China and Iceland share common interests and similar positions in Arctic affairs. Both sides attach great importance to the adverse effects of climate change on the Arctic environment, ecology, fisheries, and local people's lives. The two countries advocate strengthened environmental protection, sustainable development and international cooperation for peace and stability in the Arctic. China and Iceland have conducted good cooperation in Arctic related fields. In 2012, the two countries signed the Framework Agreement between the Government of the People’s Republic of China and the Government of Iceland on Arctic Cooperation, which was the first inter-governmental agreement on Arctic issues between China and an Arctic State. China thanks Iceland for supporting China to become an accredited observer to the Arctic Council, and firmly supports Iceland in its job during its chairmanship of the Arctic Council. In October 2018, China-Iceland Arctic Science Observatory, co-founded by the research institutes of the two countries, was officially opened and has become a new platform for exchanges among scientists from China, Iceland and the rest of the world.

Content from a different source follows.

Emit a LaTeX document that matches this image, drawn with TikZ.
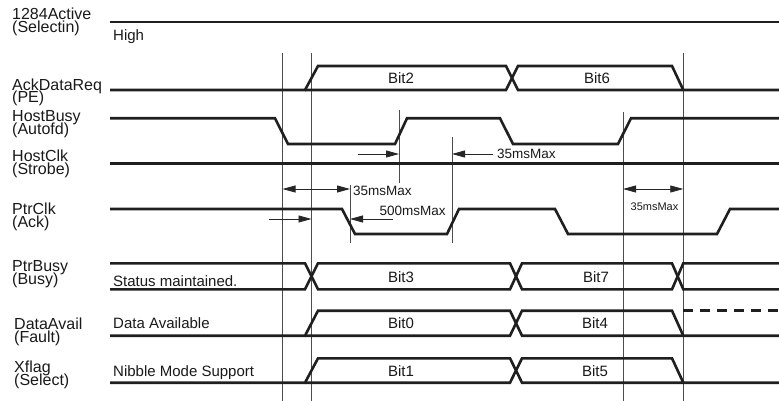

China fully recognizes the important role of Iceland in Arctic affairs and has successively participated in the Arctic Circle Assembly for many years. In May 2019, China and Iceland have successfully held China Forum of the Arctic Circle in Shanghai. The strengthened cooperation between the two countries in Arctic affairs has benefited not only China and Iceland but also the whole world.

The future of the Arctic concerns the interests of the Arctic States, the wellbeing of non-Arctic States and that of the humanity as a whole. As a responsible major country, China does not want to see tensions or establish spheres of influence in the Arctic. China is willing to work together with Iceland and other relevant countries to actively address challenges related to Arctic such as climate change and environmental protection, so as to make contribution to the peace, stability and sustainable development in the Arctic.